Now, if all you want to do is record shows when you are not home and then watch them when you get home, you can do that. It does appear that you can record one show while playing a different one that you've previously recorded, although I haven't tested to see what would happen if both the show you are recording and the show you are trying to play are High Definition - you MIGHT get the audio skips during playback but I'm not entirely sure. I have no complaints at all about the audio and video quality (but remember, I'm still using the AV outputs going into a standard definition set - maybe in a couple years prices will be low enough on HDTV sets that I can finally get one, assuming the dollar is still actually worth something).
I think the thing that I find frustrating is that it's pretty obvious that the hardware in this unit is capable of doing almost anything you might want it to do (okay, maybe not "turbo" 8PSK, although we may never know for sure).
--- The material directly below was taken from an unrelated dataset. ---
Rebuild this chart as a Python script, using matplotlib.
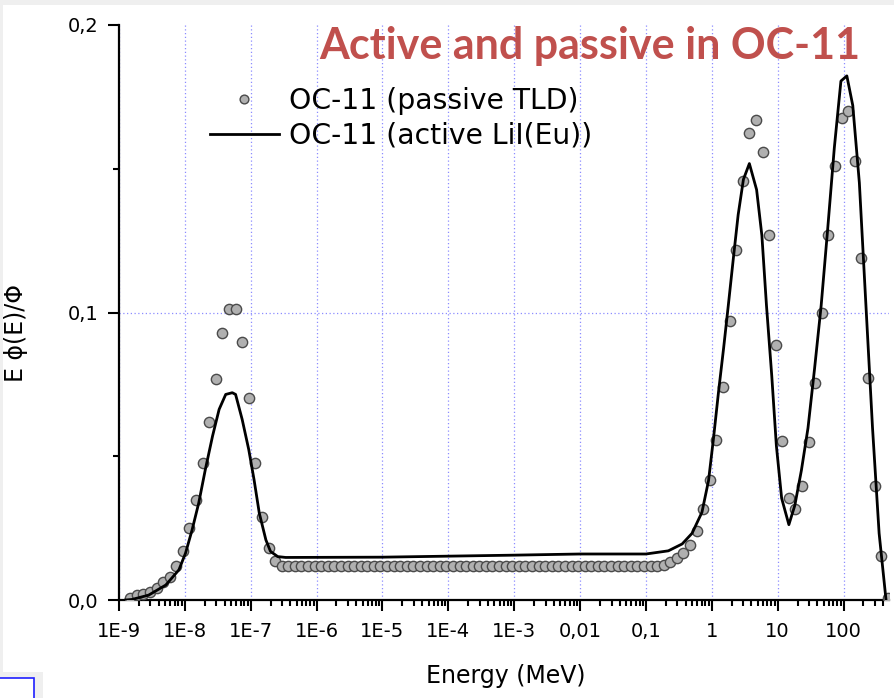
import numpy as np
import matplotlib.pyplot as plt
from matplotlib.patches import Rectangle
from matplotlib.ticker import FixedLocator, FixedFormatter, LogLocator, NullFormatter

# passive TLD points: log10(E / MeV) and E*phi(E)/Phi
tld_log_e = [
    -8.83, -8.73, -8.63, -8.53, -8.43, -8.33, -8.23, -8.13, -8.03, -7.93,
    -7.83, -7.73, -7.63, -7.53, -7.43, -7.33, -7.23, -7.13, -7.03, -6.93,
    -6.83, -6.73, -6.63, -6.53, -6.43, -6.33, -6.23, -6.13, -6.03, -5.93,
    -5.83, -5.73, -5.63, -5.53, -5.43, -5.33, -5.23, -5.13, -5.03, -4.93,
    -4.83, -4.73, -4.63, -4.53, -4.43, -4.33, -4.23, -4.13, -4.03, -3.93,
    -3.83, -3.73, -3.63, -3.53, -3.43, -3.33, -3.23, -3.13, -3.03, -2.93,
    -2.83, -2.73, -2.63, -2.53, -2.43, -2.33, -2.23, -2.13, -2.03, -1.93,
    -1.83, -1.73, -1.63, -1.53, -1.43, -1.33, -1.23, -1.13, -1.03, -0.93,
    -0.83, -0.73, -0.63, -0.53, -0.43, -0.33, -0.23, -0.13, -0.03, 0.07,
    0.17, 0.27, 0.37, 0.47, 0.57, 0.67, 0.77, 0.87, 0.97, 1.07,
    1.17, 1.27, 1.37, 1.47, 1.57, 1.67, 1.77, 1.87, 1.97, 2.07,
    2.17, 2.27, 2.37, 2.47, 2.57, 2.67,
]
tld_val = [
    0.0006, 0.0017, 0.0021, 0.0027, 0.0041, 0.0064, 0.0081, 0.0119, 0.0172, 0.0250,
    0.0349, 0.0477, 0.0619, 0.0770, 0.0930, 0.1012, 0.1012, 0.0899, 0.0703, 0.0477,
    0.0288, 0.0180, 0.0134, 0.0120, 0.0118, 0.0118, 0.0118, 0.0118, 0.0118, 0.0118,
    0.0118, 0.0118, 0.0118, 0.0118, 0.0118, 0.0118, 0.0118, 0.0118, 0.0118, 0.0118,
    0.0118, 0.0118, 0.0118, 0.0118, 0.0118, 0.0118, 0.0118, 0.0118, 0.0118, 0.0118,
    0.0118, 0.0118, 0.0118, 0.0118, 0.0118, 0.0118, 0.0118, 0.0118, 0.0118, 0.0118,
    0.0118, 0.0118, 0.0118, 0.0118, 0.0118, 0.0118, 0.0118, 0.0118, 0.0118, 0.0118,
    0.0118, 0.0118, 0.0118, 0.0118, 0.0118, 0.0118, 0.0118, 0.0118, 0.0118, 0.0118,
    0.0119, 0.0122, 0.0132, 0.0146, 0.0165, 0.0193, 0.0241, 0.0315, 0.0418, 0.0557,
    0.0741, 0.0970, 0.1217, 0.1457, 0.1626, 0.1668, 0.1559, 0.1268, 0.0888, 0.0552,
    0.0354, 0.0317, 0.0396, 0.0551, 0.0756, 0.1000, 0.1268, 0.1510, 0.1677, 0.1701,
    0.1528, 0.1189, 0.0772, 0.0396, 0.0152, 0.0006,
]

# active LiI(Eu) curve
lii_log_e = [
    -8.90, -8.80, -8.55, -8.29, -8.09, -7.99, -7.89, -7.79, -7.69, -7.58,
    -7.48, -7.38, -7.28, -7.23, -7.13, -7.03, -6.95, -6.87, -6.77, -6.70,
    -6.59, -6.47, -5.00, -3.00, -2.00, -1.00, -0.66, -0.45, -0.30, -0.15,
    -0.05, 0.025, 0.10, 0.18, 0.25, 0.33, 0.40, 0.48, 0.57, 0.68,
    0.76, 0.83, 0.91, 0.98, 1.06, 1.17, 1.26, 1.36, 1.46, 1.56,
    1.66, 1.76, 1.86, 1.96, 2.05, 2.14, 2.24, 2.34, 2.44, 2.54, 2.645,
]
lii_val = [
    0.0, 0.0002, 0.0017, 0.0052, 0.0105, 0.0163, 0.0244, 0.0337, 0.0453, 0.0570,
    0.0663, 0.0715, 0.0721, 0.0715, 0.0628, 0.0523, 0.0419, 0.0302, 0.0209, 0.0169,
    0.0151, 0.0148, 0.0149, 0.0156, 0.0160, 0.0160, 0.0171, 0.0195, 0.0232, 0.0305,
    0.0415, 0.0561, 0.0720, 0.0878, 0.1024, 0.1195, 0.1340, 0.1463, 0.1518, 0.1427,
    0.1268, 0.1024, 0.0780, 0.0537, 0.0354, 0.0262, 0.0329, 0.0451, 0.0598, 0.0805,
    0.1024, 0.1293, 0.1573, 0.1805, 0.1823, 0.1720, 0.1451, 0.1024, 0.0598, 0.0232, 0.0,
]

x_ticks = [1e-9, 1e-8, 1e-7, 1e-6, 1e-5, 1e-4, 1e-3, 1e-2, 1e-1, 1, 10, 100]
x_labels = ['1E-9', '1E-8', '1E-7', '1E-6', '1E-5', '1E-4', '1E-3',
            '0,01', '0,1', '1', '10', '100']
y_ticks = [0.0, 0.1, 0.2]
y_labels = ['0,0', '0,1', '0,2']

fig = plt.figure(figsize=(8.95, 6.98), dpi=100)
W, H = 895, 698

# slide frame bits around the chart
fig.patches.append(Rectangle((0, 1 - 5 / H), 1, 5 / H, transform=fig.transFigure,
                             facecolor='#efefef', edgecolor='none'))
fig.patches.append(Rectangle((0, 0), 3 / W, 1, transform=fig.transFigure,
                             facecolor='#efefef', edgecolor='none'))
fig.patches.append(Rectangle((0, 0), 43 / W, 26 / H, transform=fig.transFigure,
                             facecolor='#efefef', edgecolor='none'))
fig.patches.append(Rectangle((-0.01, -0.01), 34 / W + 0.01, 20 / H + 0.01,
                             transform=fig.transFigure, facecolor='white',
                             edgecolor='#1f1fff', linewidth=1.2))

ax = fig.add_axes([119 / W, 98 / H, 770 / W, 575 / H])

ax.plot(10 ** np.array(tld_log_e), tld_val, 'o', ms=7.4, mfc='#b0b0b0', mec='#4a4a4a',
        mew=1.0, label='OC-11 (passive TLD)', zorder=3)
ax.plot(10 ** np.array(lii_log_e), lii_val, '-', color='black', lw=2.0,
        label='OC-11 (active LiI(Eu))', zorder=4)

ax.set_xscale('log')
ax.set_xlim(1e-9, 10 ** 2.69)
ax.set_ylim(0, 0.2)

ax.xaxis.set_major_locator(FixedLocator(x_ticks))
ax.xaxis.set_major_formatter(FixedFormatter(x_labels))
ax.xaxis.set_minor_locator(LogLocator(base=10, subs=np.arange(2, 10), numticks=100))
ax.xaxis.set_minor_formatter(NullFormatter())
ax.yaxis.set_major_locator(FixedLocator(y_ticks))
ax.yaxis.set_major_formatter(FixedFormatter(y_labels))
ax.yaxis.set_minor_locator(FixedLocator([0.05, 0.15]))

for s in ['top', 'right']:
    ax.spines[s].set_visible(False)
for s in ['left', 'bottom']:
    ax.spines[s].set_linewidth(1.6)

ax.tick_params(which='major', direction='out', length=8, width=1.5, labelsize=14,
               colors='black')
ax.tick_params(which='minor', direction='out', length=4.5, width=1.5)
ax.tick_params(axis='y', which='major', pad=7)
ax.tick_params(axis='x', which='major', pad=8)

ax.grid(True, axis='x', which='major', color='#8c8cff', linestyle=(0, (1, 2)), lw=0.9)
ax.axhline(0.1, color='#8c8cff', linestyle=(0, (1, 2)), lw=0.9, zorder=0.5)
ax.set_axisbelow(True)

ax.set_xlabel('Energy (MeV)', fontsize=17)
ax.xaxis.set_label_coords(0.5026, -0.112)
ax.set_ylabel('E ϕ(E)/Φ', fontsize=17)
ax.yaxis.set_label_coords(-0.118, 0.464)

ax.legend(loc='upper left', bbox_to_anchor=(0.118, 0.893), frameon=False, fontsize=20.3,
          handlelength=2.45, handletextpad=0.37, labelspacing=0.25, borderpad=0,
          borderaxespad=0, markerscale=0.85)

fig.text(590 / W, 1 - 46 / H, 'Active and passive in OC-11', ha='center', va='center',
         fontsize=31, fontweight='bold', color='#c0504d', family='Lato')

fig.savefig('out.png', dpi=100)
But the problem is that the software developers got the software up to a very basic level of functionality and then apparently stopped development. To me this would be like getting a screaming fast computer and then discovering you can only run Windows 3.1 on it - no matter how capable the hardware is, you are limited by the software. Were this receiver more of a mass-market item, you'd doubtless have people out there disassembling the firmware and improving it. But instead, the few people who are talented enough to do that seem to prefer to selfishly concentrate on doing things which are illegal. That is their choice to make, and maybe their karma (or the big corporation they're stealing programming from) will kick them in the ass someday for staying on the dark side, but it shows how much things have changed since the early days of personal computing, when we all had to help each other use our equipment to its fullest potential.